Of equal importance was another partnership entered into in Swindon. Neil met his wife, Jane, in a pub in the town, in 1994. The two did not click straight way, although Jane comes from Herne Hill, quite near Norbury.

‘A group of us ended up at her house. I left some shopping there,’ says Neil. With some apprehension he went round the following day to pick it up. To this day Jane does not know why she said this but she said, ‘Come in and have a glass of wine.’ The couple were married six years later and have a daughter.

The job offer of CRP officer in Yorkshire concentrated their minds and when Neil moved to the north Jane came too. When Dr Paul Salveson went to work for Northern Rail Neil became general manager of ACoRP.

Happily ACoRP has survived the government Spending Review. But local authorities will also be cutting back which may have an impact. However local councils are much better briefed about the benefits of community rail than they were hitherto.
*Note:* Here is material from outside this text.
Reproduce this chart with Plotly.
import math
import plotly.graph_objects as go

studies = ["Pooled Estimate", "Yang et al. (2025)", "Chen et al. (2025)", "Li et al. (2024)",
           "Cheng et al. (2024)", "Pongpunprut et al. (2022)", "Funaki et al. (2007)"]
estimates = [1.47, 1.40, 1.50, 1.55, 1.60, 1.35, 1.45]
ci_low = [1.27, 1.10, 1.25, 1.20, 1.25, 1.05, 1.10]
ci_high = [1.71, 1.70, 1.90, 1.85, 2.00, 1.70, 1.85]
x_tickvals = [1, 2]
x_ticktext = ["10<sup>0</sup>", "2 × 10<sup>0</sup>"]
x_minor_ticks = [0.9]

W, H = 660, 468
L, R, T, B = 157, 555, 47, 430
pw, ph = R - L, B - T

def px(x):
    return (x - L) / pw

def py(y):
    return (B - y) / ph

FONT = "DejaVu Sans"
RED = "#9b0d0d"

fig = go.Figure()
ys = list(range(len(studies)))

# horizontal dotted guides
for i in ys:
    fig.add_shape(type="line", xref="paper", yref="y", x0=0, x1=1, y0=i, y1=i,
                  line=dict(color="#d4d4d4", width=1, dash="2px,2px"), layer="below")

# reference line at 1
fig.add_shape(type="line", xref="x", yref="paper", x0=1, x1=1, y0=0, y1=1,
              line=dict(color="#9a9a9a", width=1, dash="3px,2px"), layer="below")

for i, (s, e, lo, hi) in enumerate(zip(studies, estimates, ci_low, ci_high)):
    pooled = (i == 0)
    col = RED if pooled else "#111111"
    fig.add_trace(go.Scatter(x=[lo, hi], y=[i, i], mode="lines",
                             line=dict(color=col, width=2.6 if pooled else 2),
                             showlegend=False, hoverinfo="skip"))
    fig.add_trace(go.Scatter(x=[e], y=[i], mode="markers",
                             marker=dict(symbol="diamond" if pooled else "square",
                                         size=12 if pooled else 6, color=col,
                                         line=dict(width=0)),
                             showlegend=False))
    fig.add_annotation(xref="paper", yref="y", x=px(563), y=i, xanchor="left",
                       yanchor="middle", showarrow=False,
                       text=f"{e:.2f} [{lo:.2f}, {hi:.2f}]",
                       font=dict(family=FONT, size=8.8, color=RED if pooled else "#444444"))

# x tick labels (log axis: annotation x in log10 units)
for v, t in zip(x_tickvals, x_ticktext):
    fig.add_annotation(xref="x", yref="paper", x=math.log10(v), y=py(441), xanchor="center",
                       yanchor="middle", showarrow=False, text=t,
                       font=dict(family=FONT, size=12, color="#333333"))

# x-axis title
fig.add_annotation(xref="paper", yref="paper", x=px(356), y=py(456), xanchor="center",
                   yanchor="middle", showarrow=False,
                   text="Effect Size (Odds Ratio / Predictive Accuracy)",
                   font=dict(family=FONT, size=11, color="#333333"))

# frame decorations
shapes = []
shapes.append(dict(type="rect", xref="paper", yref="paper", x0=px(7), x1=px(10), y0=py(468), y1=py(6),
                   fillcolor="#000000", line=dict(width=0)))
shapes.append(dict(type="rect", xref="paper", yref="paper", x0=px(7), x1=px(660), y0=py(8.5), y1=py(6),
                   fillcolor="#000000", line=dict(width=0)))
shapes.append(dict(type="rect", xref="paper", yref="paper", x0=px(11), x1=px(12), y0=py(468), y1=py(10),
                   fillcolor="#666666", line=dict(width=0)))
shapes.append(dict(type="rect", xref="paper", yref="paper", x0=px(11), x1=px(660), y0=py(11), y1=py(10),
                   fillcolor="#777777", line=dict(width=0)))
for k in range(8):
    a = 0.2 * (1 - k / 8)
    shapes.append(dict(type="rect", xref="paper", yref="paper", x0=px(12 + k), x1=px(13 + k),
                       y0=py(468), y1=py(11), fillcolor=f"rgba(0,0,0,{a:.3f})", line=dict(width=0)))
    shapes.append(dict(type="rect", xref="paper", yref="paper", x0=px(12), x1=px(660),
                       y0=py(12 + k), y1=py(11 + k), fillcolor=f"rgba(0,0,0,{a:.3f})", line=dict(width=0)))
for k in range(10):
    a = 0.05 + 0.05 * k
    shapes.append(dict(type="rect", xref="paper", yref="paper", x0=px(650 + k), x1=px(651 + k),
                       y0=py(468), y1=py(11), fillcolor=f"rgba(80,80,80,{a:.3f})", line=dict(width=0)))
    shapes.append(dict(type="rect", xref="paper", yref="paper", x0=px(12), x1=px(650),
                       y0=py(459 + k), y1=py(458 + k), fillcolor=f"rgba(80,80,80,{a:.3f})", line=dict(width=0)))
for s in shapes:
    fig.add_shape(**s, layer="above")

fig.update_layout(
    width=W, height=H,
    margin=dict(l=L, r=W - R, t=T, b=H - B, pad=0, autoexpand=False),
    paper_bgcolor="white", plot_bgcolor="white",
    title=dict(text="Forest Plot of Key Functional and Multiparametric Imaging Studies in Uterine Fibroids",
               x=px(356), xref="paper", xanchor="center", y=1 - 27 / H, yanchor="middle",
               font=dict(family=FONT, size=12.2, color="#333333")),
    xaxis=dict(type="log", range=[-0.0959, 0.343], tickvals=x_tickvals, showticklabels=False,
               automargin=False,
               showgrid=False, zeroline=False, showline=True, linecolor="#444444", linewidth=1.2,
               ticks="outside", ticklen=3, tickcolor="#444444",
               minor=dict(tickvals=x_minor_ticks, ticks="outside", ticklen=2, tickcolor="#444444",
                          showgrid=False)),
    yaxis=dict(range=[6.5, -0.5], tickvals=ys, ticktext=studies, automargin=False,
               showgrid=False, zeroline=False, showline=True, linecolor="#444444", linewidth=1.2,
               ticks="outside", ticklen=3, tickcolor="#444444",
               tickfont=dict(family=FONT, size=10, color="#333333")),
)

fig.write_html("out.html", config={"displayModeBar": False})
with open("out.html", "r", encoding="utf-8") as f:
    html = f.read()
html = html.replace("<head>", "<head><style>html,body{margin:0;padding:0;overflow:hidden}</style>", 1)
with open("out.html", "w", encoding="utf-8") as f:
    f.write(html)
Community rail is good news and represents good value for money. ‘I am as comfortable as I think I have any right to be,’ Neil Buxton says, unwittingly speaking for much of the rail industry as the Association of Community Rail Partnerships.

Walking back along Southend sea front at midnight from the Community Rail Awards 2010 the moon shone bright upon the water. The lights of Kent were clearly visible across the sea. Party goers struggled gamely through the voluminous road works that have ploughed up the Southend Corniche.

Jovial members of the Essex constabulary shepherd them on their way. Bewildered motorists and cab drivers are backed away from the sea front. It’s chaos. By contrast the local train company, c2c runs a superb regime now more punctual than Swiss Railways.

Out at the airport the Eddie Stobart operation has just opened a new railway station. As a morale booster an evening in Southend on Sea with Neil Buxton and the community rail movement is hard to beat.